WASHINGTON – Jewish groups pulled out of an upcoming meeting with Protestant colleagues over a letter from Christian leaders to congressmen calling for a possible suspension of US aid to Israel.
“While we remain committed to continuing our dialogue and our collaboration on the many issues of common concern, the letter represents an escalation in activity that the Jewish participants feel precludes a business-as-usual approach,” stated a letter sent by seven Jewish groups to their Christian counterparts in canceling their participation in the Oct. 22 -23 meeting in New York.
The event, an annual gathering, is known as the Christian-Jewish Roundtable and began in 2004 when the issue of Protestant groups divesting from their financial portfolios operations doing business with Israel rose to prominence. Prior to the Protestants' letter to the lawmakers, participants had pledged to update one another on activities regarding Israel, such as the Palestinians' statehood push in the United Nations and the upcoming Israeli elections.

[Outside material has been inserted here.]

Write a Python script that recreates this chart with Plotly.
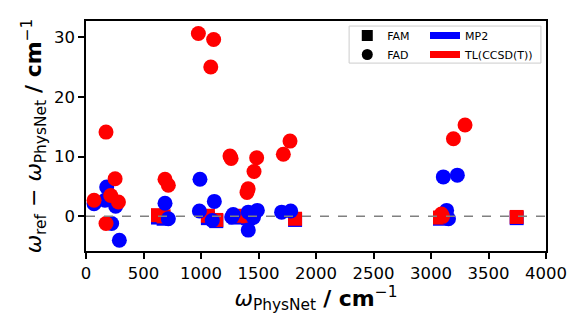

The letter by the Jewish representatives was signed by the American Jewish Committee, B’nai B’rith International, the Central Conference of American Rabbis, the Jewish Council for Public Affairs, the Rabbinical Assembly, the Union for Reform Judaism and the United Synagogue of Conservative Judaism. The Anti-Defamation League had announced earlier this week that it would not attend the meeting.
The Jewish groups quit their participation, Ethan Felson, vice president and general counsel of the Jewish Council for Public Affairs umbrella group told JTA, because “There’s been a betrayal of trust. … We have to discern if there’s a positive path forward.”
Signers of the Protestants’ letter to Congress included the heads of the Presbyterian Church (USA), the Evangelical Lutheran Church in America, the United Methodist Church, the National Council of Churches USA and the United Church of Christ.